We touched on this issue in Section 1.1.5, where we pointed out the need for a significant modification to the standard model of putting fixed objectives into the machine. The solution to Weiner’s predicament is not to have a definite “purpose put into the machine” at all. Instead, we want machines that strive to achieve human objectives but know that they don’t know for certain exactly what those objectives are.

It is perhaps unfortunate that almost all AI research to date has been carried out within the standard model, which means that almost all of the technical material in this edition reflects that intellectual framework. There are, however, some early results within the new framework.

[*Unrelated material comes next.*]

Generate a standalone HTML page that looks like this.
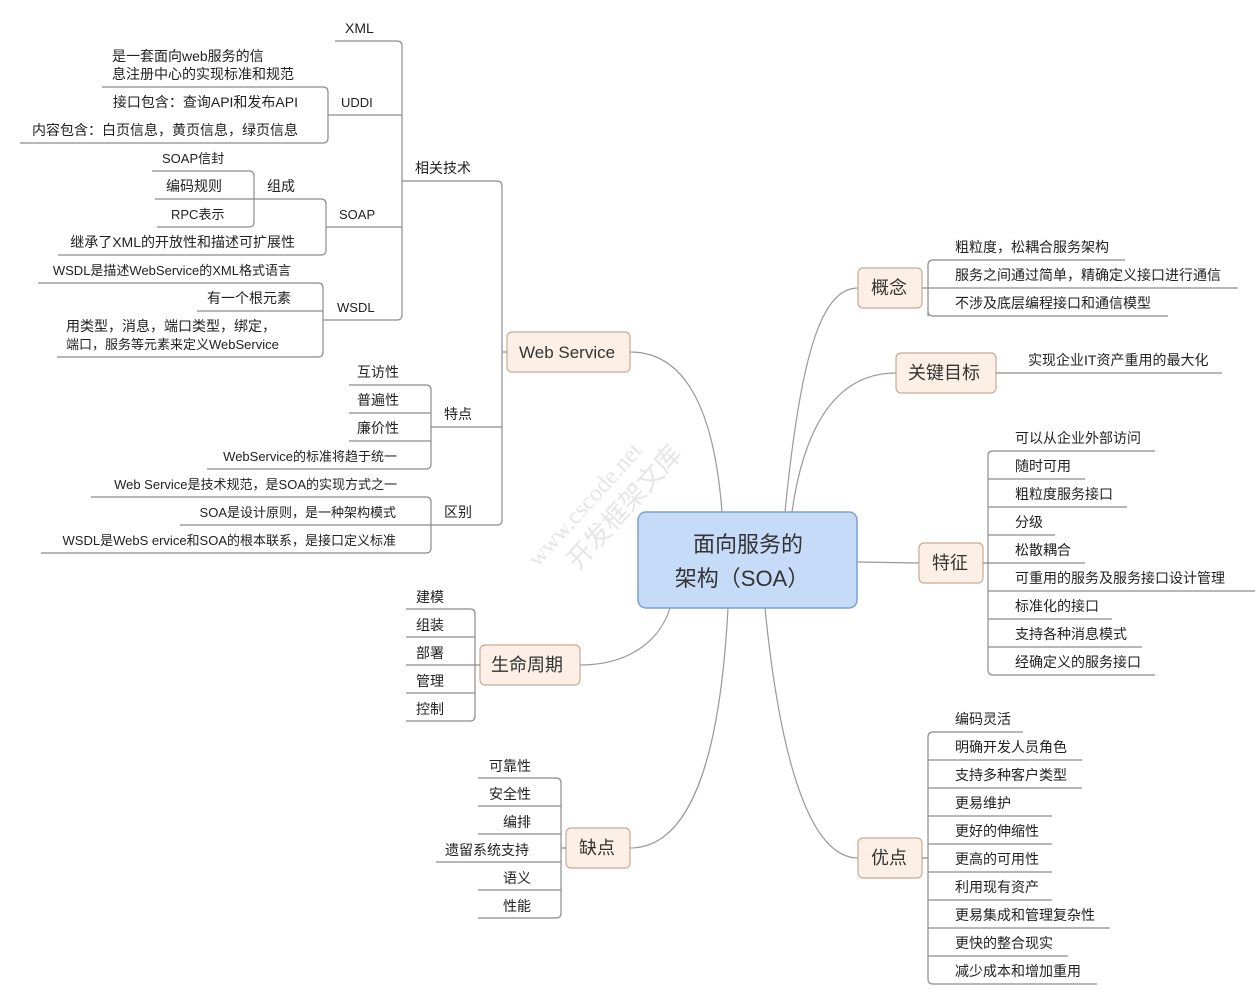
<!DOCTYPE html>
<html><head><meta charset="utf-8"><style>
html,body{margin:0;padding:0;background:#fff;width:1258px;height:1000px;overflow:hidden}
svg{display:block}
text{font-family:"Liberation Sans","Noto Sans CJK SC",sans-serif;fill:#222;font-size:14px}
.l{stroke:#8c8c8c;stroke-width:1.2;fill:none}
.c{stroke:#999;stroke-width:1.2;fill:none}
.b{fill:#fcf0e6;stroke:#c9ab94;stroke-width:1.2}
.bt{font-size:18px;fill:#333}
.e{text-anchor:end}
</style></head><body>
<svg width="1258" height="1000" viewBox="0 0 1258 1000">
<!-- watermark -->
<g transform="translate(538,568) rotate(-48)" opacity="0.25">
<text x="0" y="0" style="font-size:24px;fill:#999;font-family:'Liberation Serif',serif">www.cscode.net</text>
<text x="25" y="32" style="font-size:26px;fill:#999">开发框架文库</text>
</g>

<!-- curves from center -->
<path class="c" d="M630,352 C690,352 715,420 722,512"/>
<path class="c" d="M858,288 C820,288 800,360 785,512"/>
<path class="c" d="M896,373 C840,373 805,420 792,512"/>
<path class="c" d="M857,562 L919,563"/>
<path class="c" d="M858,858 C810,858 780,760 765,608"/>
<path class="c" d="M580,665 C630,665 660,640 670,608"/>
<path class="c" d="M630,848 C690,848 720,760 728,608"/>

<!-- center -->
<rect x="638" y="512" width="219" height="96" rx="8" fill="#c6dbf8" stroke="#7c9fd2" stroke-width="1.5"/>
<text x="748" y="552" text-anchor="middle" style="font-size:22px;fill:#333">面向服务的</text>
<text x="742" y="586" text-anchor="middle" style="font-size:22px;fill:#333">架构（SOA）</text>

<!-- 概念 -->
<rect class="b" x="858" y="268" width="64" height="40" rx="5"/>
<text class="bt" x="871" y="294">概念</text>
<path class="l" d="M922,288 H928 M928,316 V265 Q928,260 933,260 H1125 M928,288 H1238 M928,311 Q928,316 933,316 H1168"/>
<text x="955" y="252">粗粒度，松耦合服务架构</text>
<text x="955" y="280">服务之间通过简单，精确定义接口进行通信</text>
<text x="955" y="308">不涉及底层编程接口和通信模型</text>

<!-- 关键目标 -->
<rect class="b" x="896" y="353" width="100" height="40" rx="5"/>
<text class="bt" x="908" y="379">关键目标</text>
<path class="l" d="M996,373 H1222"/>
<text x="1028" y="365">实现企业IT资产重用的最大化</text>

<!-- 特征 -->
<rect class="b" x="919" y="543" width="64" height="40" rx="5"/>
<text class="bt" x="932" y="569">特征</text>
<path class="l" d="M983,563 H988 M988,670 V456 Q988,451 993,451 H1155 M988,479 H1085 M988,507 H1127 M988,535 H1055 M988,563 H1085 M988,591 H1255 M988,619 H1112 M988,647 H1142 M988,670 Q988,675 993,675 H1155"/>
<text x="1015" y="443">可以从企业外部访问</text>
<text x="1015" y="471">随时可用</text>
<text x="1015" y="499">粗粒度服务接口</text>
<text x="1015" y="527">分级</text>
<text x="1015" y="555">松散耦合</text>
<text x="1015" y="583">可重用的服务及服务接口设计管理</text>
<text x="1015" y="611">标准化的接口</text>
<text x="1015" y="639">支持各种消息模式</text>
<text x="1015" y="667">经确定义的服务接口</text>

<!-- 优点 -->
<rect class="b" x="858" y="838" width="64" height="40" rx="5"/>
<text class="bt" x="871" y="864">优点</text>
<path class="l" d="M922,858 H928 M928,979 V737 Q928,732 933,732 H1023 M928,760 H1082 M928,788 H1082 M928,816 H1052 M928,844 H1052 M928,872 H1052 M928,900 H1052 M928,928 H1110 M928,956 H1068 M928,979 Q928,984 933,984 H1097"/>
<text x="955" y="724">编码灵活</text>
<text x="955" y="752">明确开发人员角色</text>
<text x="955" y="780">支持多种客户类型</text>
<text x="955" y="808">更易维护</text>
<text x="955" y="836">更好的伸缩性</text>
<text x="955" y="864">更高的可用性</text>
<text x="955" y="892">利用现有资产</text>
<text x="955" y="920">更易集成和管理复杂性</text>
<text x="955" y="948">更快的整合现实</text>
<text x="955" y="976">减少成本和增加重用</text>

<!-- Web Service -->
<rect class="b" x="507" y="332" width="123" height="40" rx="5"/>
<text class="bt" x="519" y="358" style="font-size:17px">Web Service</text>
<path class="l" d="M507,352 H502 M502,186 Q502,181 497,181 H402 M502,186 V520 Q502,525 497,525 H431 M502,427 H431"/>
<text x="415" y="173">相关技术</text>
<text x="444" y="419">特点</text>
<text x="444" y="517">区别</text>

<!-- 相关技术 bracket -->
<path class="l" d="M402,181 V46 Q402,41 397,41 H335 M402,115 H328 M402,227 H326 M402,181 V315 Q402,320 397,320 H323"/>
<text x="345" y="33">XML</text>
<text x="341" y="107" style="font-size:13px">UDDI</text>
<text x="339" y="219" style="font-size:13px">SOAP</text>
<text x="337" y="312" style="font-size:13px">WSDL</text>

<!-- UDDI -->
<path class="l" d="M328,115 V92 Q328,87 323,87 H102 M328,115 V138 Q328,143 323,143 H20"/>
<text x="112" y="61">是一套面向web服务的信</text>
<text x="112" y="79">息注册中心的实现标准和规范</text>
<text x="298" y="107" class="e">接口包含：查询API和发布API</text>
<text x="298" y="135" class="e">内容包含：白页信息，黄页信息，绿页信息</text>

<!-- SOAP -->
<path class="l" d="M326,227 V204 Q326,199 321,199 H254 M326,227 V250 Q326,255 321,255 H58"/>
<text x="267" y="191">组成</text>
<text x="295" y="247" class="e">继承了XML的开放性和描述可扩展性</text>
<path class="l" d="M254,199 V176 Q254,171 249,171 H152 M254,199 H155 M254,199 V222 Q254,227 249,227 H157"/>
<text x="162" y="163" style="font-size:13px">SOAP信封</text>
<text x="166" y="191">编码规则</text>
<text x="171" y="219" style="font-size:13px">RPC表示</text>

<!-- WSDL -->
<path class="l" d="M323,320 V288 Q323,283 318,283 H38 M323,311 H197 M323,320 V352 Q323,357 318,357 H57"/>
<text x="291" y="275" class="e" style="font-size:13px">WSDL是描述WebService的XML格式语言</text>
<text x="291" y="303" class="e">有一个根元素</text>
<text x="66" y="331">用类型，消息，端口类型，绑定，</text>
<text x="66" y="349" style="font-size:13px">端口，服务等元素来定义WebService</text>

<!-- 特点 -->
<path class="l" d="M431,427 V390 Q431,385 426,385 H349 M431,413 H349 M431,441 H349 M431,427 V464 Q431,469 426,469 H207"/>
<text x="399" y="377" class="e">互访性</text>
<text x="399" y="405" class="e">普遍性</text>
<text x="399" y="433" class="e">廉价性</text>
<text x="397" y="461" class="e" style="font-size:13px">WebService的标准将趋于统一</text>

<!-- 区别 -->
<path class="l" d="M431,525 V502 Q431,497 426,497 H91 M431,525 H180 M431,525 V548 Q431,553 426,553 H41"/>
<text x="397" y="489" class="e" style="font-size:13px">Web Service是技术规范，是SOA的实现方式之一</text>
<text x="396" y="517" class="e" style="font-size:13px">SOA是设计原则，是一种架构模式</text>
<text x="396" y="545" class="e" style="font-size:13px">WSDL是WebS ervice和SOA的根本联系，是接口定义标准</text>

<!-- 生命周期 -->
<rect class="b" x="480" y="645" width="100" height="40" rx="5"/>
<text class="bt" x="491" y="671">生命周期</text>
<path class="l" d="M480,665 H475 M475,665 V614 Q475,609 470,609 H406 M475,637 H406 M475,665 H406 M475,693 H406 M475,665 V716 Q475,721 470,721 H406"/>
<text x="416" y="602">建模</text>
<text x="416" y="630">组装</text>
<text x="416" y="658">部署</text>
<text x="416" y="686">管理</text>
<text x="416" y="714">控制</text>

<!-- 缺点 -->
<rect class="b" x="566" y="828" width="64" height="40" rx="5"/>
<text class="bt" x="579" y="854">缺点</text>
<path class="l" d="M566,848 H561 M561,848 V783 Q561,778 556,778 H478 M561,806 H478 M561,834 H478 M561,862 H436 M561,890 H478 M561,848 V913 Q561,918 556,918 H478"/>
<text x="531" y="771" class="e">可靠性</text>
<text x="531" y="799" class="e">安全性</text>
<text x="531" y="827" class="e">编排</text>
<text x="529" y="855" class="e">遗留系统支持</text>
<text x="531" y="883" class="e">语义</text>
<text x="531" y="911" class="e">性能</text>
</svg>
</body></html>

In Chapter 16, we show that a machine has a positive incentive to allow itself to be switched off if and only if it is uncertain about the human objective. In Chapter 18, we formulate and study assistance games, which describe mathematically the situation in which a human has an objective and a machine tries to achieve it, but is initially uncertain about what it is. In Chapter 22, we explain the methods of inverse reinforcement learning that allow machines to learn more about human preferences from observations of the choices that humans make. In Chapter 27, we explore two of the principal difficulties: first, that our choices depend on our preferences through a very complex cognitive architecture that is hard to invert; and, second, that we humans may not have consistent preferences in the first place—either individually or as a group—so it may not be clear what AI systems should be doing for us.